• **What needs to be done**:
All lines from the beginning of the listing through the line with "plt.rcParams['font.family'] = ['Liberation" are to be copied word for word; the pictures are not.

• **Data provided**:
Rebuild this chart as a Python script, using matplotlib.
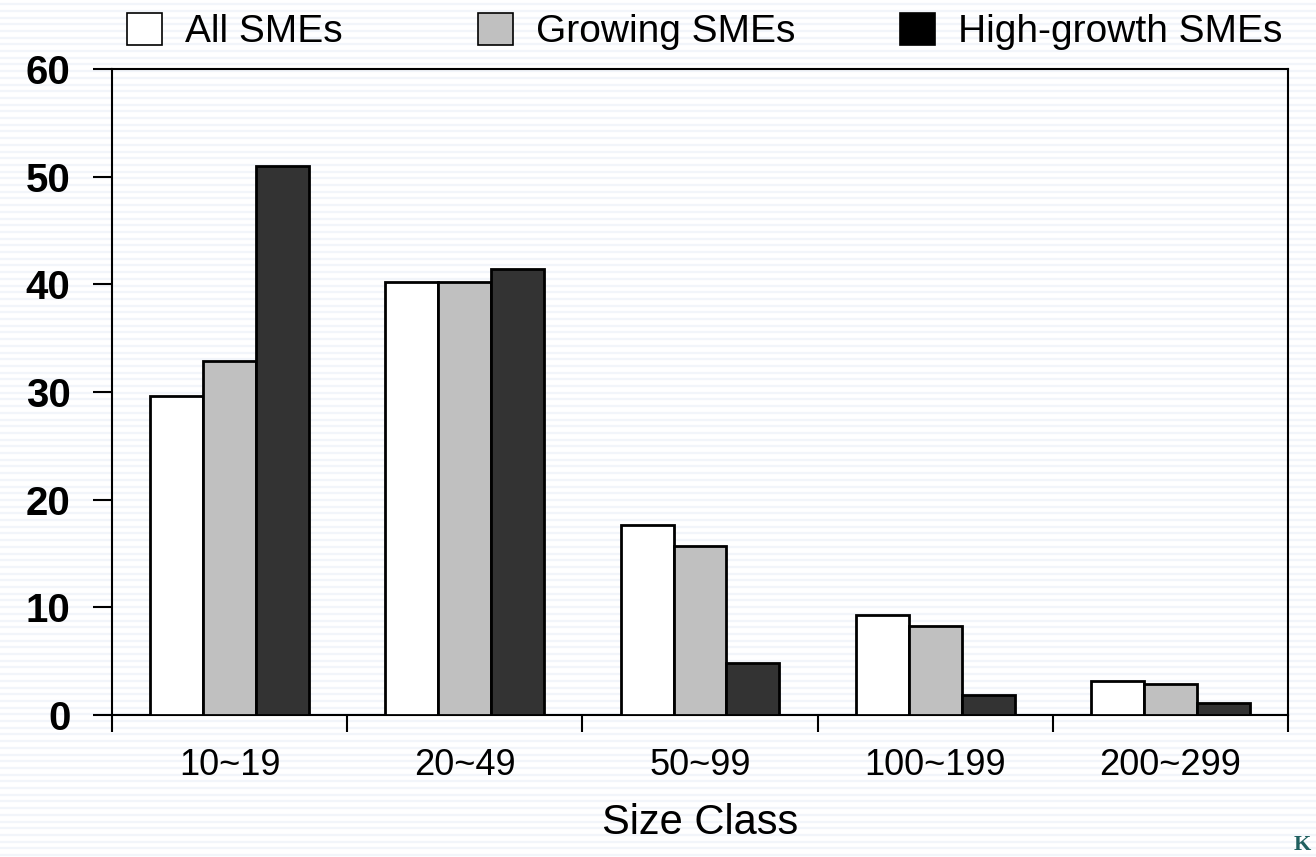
import numpy as np
import matplotlib.pyplot as plt
from matplotlib.patches import Patch

plt.rcParams['font.family'] = ['Liberation Sans', 'DejaVu Sans']

# 규모별 기업 분포 (%)
size_classes = ['10~19', '20~49', '50~99', '100~199', '200~299']
series_names = ['All SMEs', 'Growing SMEs', 'High-growth SMEs']
all_smes = [29.6, 40.2, 17.6, 9.3, 3.2]
growing_smes = [32.9, 40.2, 15.7, 8.3, 2.9]
high_growth_smes = [51.0, 41.4, 4.8, 1.9, 1.1]

bar_colors = ['white', '#c0c0c0', '#333333']
legend_colors = ['white', '#c0c0c0', 'black']

fig = plt.figure(figsize=(13.16, 8.57), dpi=100)

# 슬라이드 배경의 옅은 가로 줄무늬
bg = fig.add_axes([0, 0, 1, 1], zorder=-5)
bg.set_xlim(0, 1)
bg.set_ylim(0, 857)
bg.hlines(np.arange(2, 857, 6.7), 0, 1, color='#f2f5fa', lw=1.6)
bg.axis('off')

ax = fig.add_axes([0.0851, 0.1657, 0.8936, 0.7538])
ax.patch.set_alpha(0)

x = np.arange(len(size_classes))
w = 0.225
for i, vals in enumerate([all_smes, growing_smes, high_growth_smes]):
    ax.bar(x + (i - 1) * w, vals, width=w, color=bar_colors[i],
           edgecolor='black', linewidth=2.0, zorder=3)

ax.set_xlim(-0.5, len(size_classes) - 0.5)
ax.set_ylim(0, 60)
ax.set_yticks(range(0, 61, 10))
ax.tick_params(axis='y', direction='out', length=14, width=1.5, pad=16,
               labelsize=29)
for t in ax.get_yticklabels():
    t.set_fontweight('bold')

# 범주 경계에 눈금, 라벨은 중앙에
ax.set_xticks(np.arange(-0.5, len(size_classes), 1))
ax.set_xticklabels([])
ax.set_xticks(x, minor=True)
ax.set_xticklabels(size_classes, minor=True, fontsize=26)
ax.tick_params(axis='x', which='major', direction='out', length=12, width=1.5)
ax.tick_params(axis='x', which='minor', length=0, pad=24)

for s in ax.spines.values():
    s.set_linewidth(1.5)

ax.set_xlabel('Size Class', fontsize=30, labelpad=14)

# 범례 항목을 각각 따로 배치
legend_x = [0.0905, 0.3572, 0.6779]
for c, name, lx in zip(legend_colors, series_names, legend_x):
    h = Patch(facecolor=c, edgecolor='black', linewidth=1.2)
    fig.legend([h], [name], loc='upper left', bbox_to_anchor=(lx, 0.994),
               frameon=False, fontsize=28, handlelength=0.9,
               handleheight=0.9, handletextpad=0.6, borderpad=0.2,
               borderaxespad=0.0)

fig.text(0.983, 0.002, 'K', color='#1f5f5f', fontsize=16,
         fontweight='bold', family='Liberation Serif', ha='left', va='bottom')

fig.savefig('out.png', dpi=100)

• **Answer to the task**:
Rebuild this chart as a Python script, using matplotlib.
import numpy as np
import matplotlib.pyplot as plt
from matplotlib.patches import Patch

plt.rcParams['font.family'] = ['Liberation Sans', 'DejaVu Sans']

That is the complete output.